Requirement: Everything from the line containing "Write a component" to the line containing "const weekCount = 127;", both lines included, must be copied exactly; nothing else should be.

Input for this task:
════

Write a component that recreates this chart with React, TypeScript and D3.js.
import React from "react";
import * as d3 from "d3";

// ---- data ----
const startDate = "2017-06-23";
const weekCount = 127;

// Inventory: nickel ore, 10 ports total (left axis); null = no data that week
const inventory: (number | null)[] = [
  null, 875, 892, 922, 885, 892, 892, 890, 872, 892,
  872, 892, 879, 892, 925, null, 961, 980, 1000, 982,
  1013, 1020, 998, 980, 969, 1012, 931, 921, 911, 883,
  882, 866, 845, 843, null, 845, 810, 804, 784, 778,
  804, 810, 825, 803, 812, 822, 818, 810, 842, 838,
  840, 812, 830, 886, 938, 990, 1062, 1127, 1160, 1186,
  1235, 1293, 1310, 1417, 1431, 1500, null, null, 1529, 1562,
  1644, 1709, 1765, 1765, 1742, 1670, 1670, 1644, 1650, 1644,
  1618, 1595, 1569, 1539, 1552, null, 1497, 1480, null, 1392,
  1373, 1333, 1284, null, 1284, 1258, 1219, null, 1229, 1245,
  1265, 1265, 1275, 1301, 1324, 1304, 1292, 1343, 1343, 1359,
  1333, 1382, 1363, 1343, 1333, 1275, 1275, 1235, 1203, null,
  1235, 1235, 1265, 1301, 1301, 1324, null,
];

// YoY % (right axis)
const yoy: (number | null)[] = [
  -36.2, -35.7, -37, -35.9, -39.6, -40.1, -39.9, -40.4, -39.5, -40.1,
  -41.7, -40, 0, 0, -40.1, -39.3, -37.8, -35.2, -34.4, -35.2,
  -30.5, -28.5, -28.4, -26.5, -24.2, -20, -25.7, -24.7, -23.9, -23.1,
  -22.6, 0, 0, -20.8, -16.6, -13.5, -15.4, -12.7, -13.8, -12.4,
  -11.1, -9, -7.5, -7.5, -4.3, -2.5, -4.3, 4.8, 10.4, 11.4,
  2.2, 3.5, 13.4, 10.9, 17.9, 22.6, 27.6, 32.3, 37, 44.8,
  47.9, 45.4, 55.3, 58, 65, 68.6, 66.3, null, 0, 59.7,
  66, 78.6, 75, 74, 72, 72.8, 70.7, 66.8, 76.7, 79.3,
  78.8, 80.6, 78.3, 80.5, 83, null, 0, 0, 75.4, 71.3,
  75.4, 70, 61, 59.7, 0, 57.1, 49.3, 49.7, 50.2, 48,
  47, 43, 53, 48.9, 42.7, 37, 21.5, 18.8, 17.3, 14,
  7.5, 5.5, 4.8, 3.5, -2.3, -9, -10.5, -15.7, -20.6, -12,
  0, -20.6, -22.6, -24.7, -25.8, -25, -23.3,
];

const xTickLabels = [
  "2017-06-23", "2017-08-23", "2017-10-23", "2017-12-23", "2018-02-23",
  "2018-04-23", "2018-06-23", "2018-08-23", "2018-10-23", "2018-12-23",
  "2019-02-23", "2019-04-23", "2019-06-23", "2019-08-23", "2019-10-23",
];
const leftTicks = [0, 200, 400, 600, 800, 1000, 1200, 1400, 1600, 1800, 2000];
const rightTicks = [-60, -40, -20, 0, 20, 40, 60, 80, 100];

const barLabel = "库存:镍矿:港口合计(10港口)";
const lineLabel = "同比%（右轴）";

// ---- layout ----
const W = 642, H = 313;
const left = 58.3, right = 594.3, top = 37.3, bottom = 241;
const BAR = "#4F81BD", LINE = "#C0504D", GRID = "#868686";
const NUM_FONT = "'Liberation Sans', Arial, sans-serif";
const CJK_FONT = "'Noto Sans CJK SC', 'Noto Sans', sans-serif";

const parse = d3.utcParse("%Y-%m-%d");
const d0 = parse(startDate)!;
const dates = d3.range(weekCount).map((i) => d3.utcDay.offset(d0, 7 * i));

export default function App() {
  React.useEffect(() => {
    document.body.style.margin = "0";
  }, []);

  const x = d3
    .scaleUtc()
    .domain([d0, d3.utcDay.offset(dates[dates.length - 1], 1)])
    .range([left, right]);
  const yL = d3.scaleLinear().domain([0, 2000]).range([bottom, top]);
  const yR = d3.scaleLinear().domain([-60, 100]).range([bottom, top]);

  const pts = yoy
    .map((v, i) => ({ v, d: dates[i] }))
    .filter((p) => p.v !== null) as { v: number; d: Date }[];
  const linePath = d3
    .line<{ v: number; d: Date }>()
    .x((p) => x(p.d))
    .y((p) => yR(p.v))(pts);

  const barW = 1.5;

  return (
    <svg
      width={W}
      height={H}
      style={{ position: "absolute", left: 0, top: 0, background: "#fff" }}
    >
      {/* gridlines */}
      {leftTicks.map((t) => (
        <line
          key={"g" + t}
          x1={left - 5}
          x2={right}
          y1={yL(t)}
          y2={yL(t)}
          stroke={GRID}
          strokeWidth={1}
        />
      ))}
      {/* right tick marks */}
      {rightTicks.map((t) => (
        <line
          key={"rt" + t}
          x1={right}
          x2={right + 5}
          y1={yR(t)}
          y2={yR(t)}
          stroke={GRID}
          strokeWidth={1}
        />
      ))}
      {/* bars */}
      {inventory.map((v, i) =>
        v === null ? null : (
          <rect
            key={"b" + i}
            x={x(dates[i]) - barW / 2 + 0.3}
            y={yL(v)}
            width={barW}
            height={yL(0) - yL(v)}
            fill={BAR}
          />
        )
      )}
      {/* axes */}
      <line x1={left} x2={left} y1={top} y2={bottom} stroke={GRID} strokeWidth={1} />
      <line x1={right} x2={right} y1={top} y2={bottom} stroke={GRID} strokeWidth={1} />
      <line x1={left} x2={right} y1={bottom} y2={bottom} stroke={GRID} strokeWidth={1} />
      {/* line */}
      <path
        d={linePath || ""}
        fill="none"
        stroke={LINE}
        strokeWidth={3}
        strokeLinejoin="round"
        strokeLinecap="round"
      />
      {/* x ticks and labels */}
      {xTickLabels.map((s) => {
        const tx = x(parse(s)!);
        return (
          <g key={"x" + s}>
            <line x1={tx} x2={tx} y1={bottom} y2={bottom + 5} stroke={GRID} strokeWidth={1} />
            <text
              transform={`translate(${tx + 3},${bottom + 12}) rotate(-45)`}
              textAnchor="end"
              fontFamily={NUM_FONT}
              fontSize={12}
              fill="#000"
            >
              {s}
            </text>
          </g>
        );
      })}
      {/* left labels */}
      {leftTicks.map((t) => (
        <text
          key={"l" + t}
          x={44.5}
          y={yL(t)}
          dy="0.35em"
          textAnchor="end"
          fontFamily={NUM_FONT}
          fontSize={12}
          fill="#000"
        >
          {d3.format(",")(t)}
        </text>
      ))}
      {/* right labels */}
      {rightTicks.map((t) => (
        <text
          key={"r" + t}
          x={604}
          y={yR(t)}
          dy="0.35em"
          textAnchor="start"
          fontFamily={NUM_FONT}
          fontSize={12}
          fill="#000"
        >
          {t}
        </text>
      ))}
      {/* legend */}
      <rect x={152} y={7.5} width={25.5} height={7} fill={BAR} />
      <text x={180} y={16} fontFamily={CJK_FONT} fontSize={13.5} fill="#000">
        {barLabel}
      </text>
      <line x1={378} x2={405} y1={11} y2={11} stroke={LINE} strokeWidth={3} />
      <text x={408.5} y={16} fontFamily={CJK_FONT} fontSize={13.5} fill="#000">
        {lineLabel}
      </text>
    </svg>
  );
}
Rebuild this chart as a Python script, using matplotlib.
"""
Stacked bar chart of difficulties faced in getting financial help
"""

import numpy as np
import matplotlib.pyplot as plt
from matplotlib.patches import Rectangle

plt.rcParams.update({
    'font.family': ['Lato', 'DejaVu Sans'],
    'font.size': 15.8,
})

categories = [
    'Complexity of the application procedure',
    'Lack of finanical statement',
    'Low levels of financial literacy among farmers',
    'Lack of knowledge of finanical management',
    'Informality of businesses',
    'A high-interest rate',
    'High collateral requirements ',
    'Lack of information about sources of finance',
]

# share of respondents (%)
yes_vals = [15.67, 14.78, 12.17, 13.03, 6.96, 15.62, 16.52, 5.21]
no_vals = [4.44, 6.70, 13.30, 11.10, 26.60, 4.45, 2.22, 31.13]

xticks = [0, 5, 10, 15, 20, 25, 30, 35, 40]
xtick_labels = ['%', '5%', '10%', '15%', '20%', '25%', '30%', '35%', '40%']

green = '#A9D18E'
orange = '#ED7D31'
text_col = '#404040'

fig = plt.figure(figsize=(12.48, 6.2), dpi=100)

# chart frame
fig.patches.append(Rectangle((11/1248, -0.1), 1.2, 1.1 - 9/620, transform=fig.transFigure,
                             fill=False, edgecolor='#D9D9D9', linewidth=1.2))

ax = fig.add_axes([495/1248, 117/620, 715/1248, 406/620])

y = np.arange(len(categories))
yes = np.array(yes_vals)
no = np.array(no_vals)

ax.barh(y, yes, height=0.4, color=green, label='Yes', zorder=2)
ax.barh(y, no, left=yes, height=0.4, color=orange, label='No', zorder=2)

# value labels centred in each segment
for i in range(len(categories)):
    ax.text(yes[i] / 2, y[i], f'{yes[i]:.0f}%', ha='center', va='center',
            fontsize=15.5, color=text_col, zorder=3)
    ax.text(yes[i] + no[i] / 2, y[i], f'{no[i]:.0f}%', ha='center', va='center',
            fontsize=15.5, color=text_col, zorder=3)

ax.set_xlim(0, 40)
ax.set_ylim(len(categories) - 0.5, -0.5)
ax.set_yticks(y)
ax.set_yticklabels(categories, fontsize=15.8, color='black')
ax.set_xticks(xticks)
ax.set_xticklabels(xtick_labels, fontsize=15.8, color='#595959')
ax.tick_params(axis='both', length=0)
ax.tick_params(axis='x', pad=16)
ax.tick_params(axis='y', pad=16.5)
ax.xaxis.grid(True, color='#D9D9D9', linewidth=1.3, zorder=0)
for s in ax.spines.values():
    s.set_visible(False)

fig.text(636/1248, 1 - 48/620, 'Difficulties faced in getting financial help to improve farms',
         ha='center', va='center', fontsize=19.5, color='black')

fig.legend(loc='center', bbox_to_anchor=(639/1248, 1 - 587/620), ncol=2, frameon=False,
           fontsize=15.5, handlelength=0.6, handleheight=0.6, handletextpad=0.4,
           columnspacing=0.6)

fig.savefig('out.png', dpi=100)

════

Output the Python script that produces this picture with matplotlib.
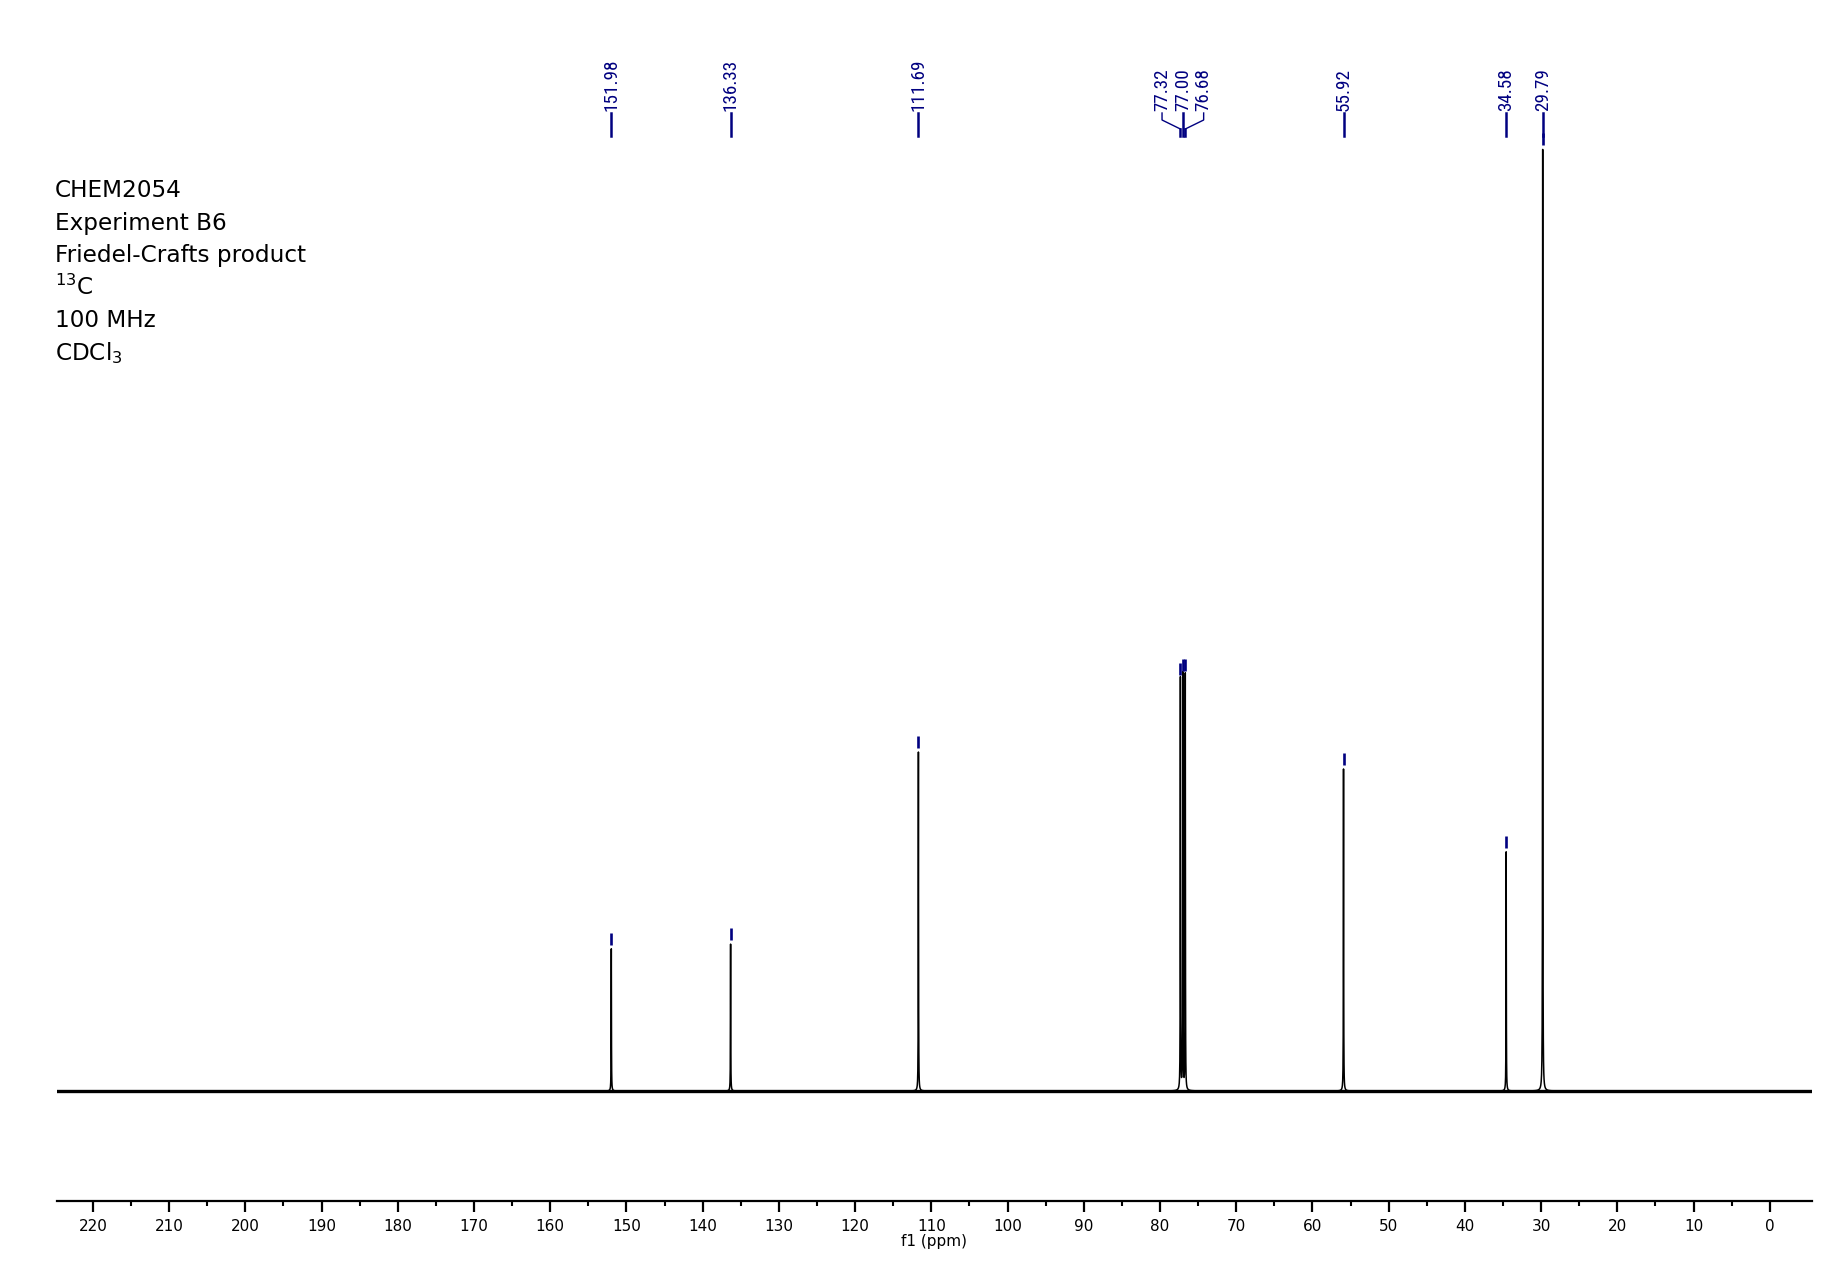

════

Output:
Write a component that recreates this chart with React, TypeScript and D3.js.
import React from "react";
import * as d3 from "d3";

// ---- data ----
const startDate = "2017-06-23";
const weekCount = 127;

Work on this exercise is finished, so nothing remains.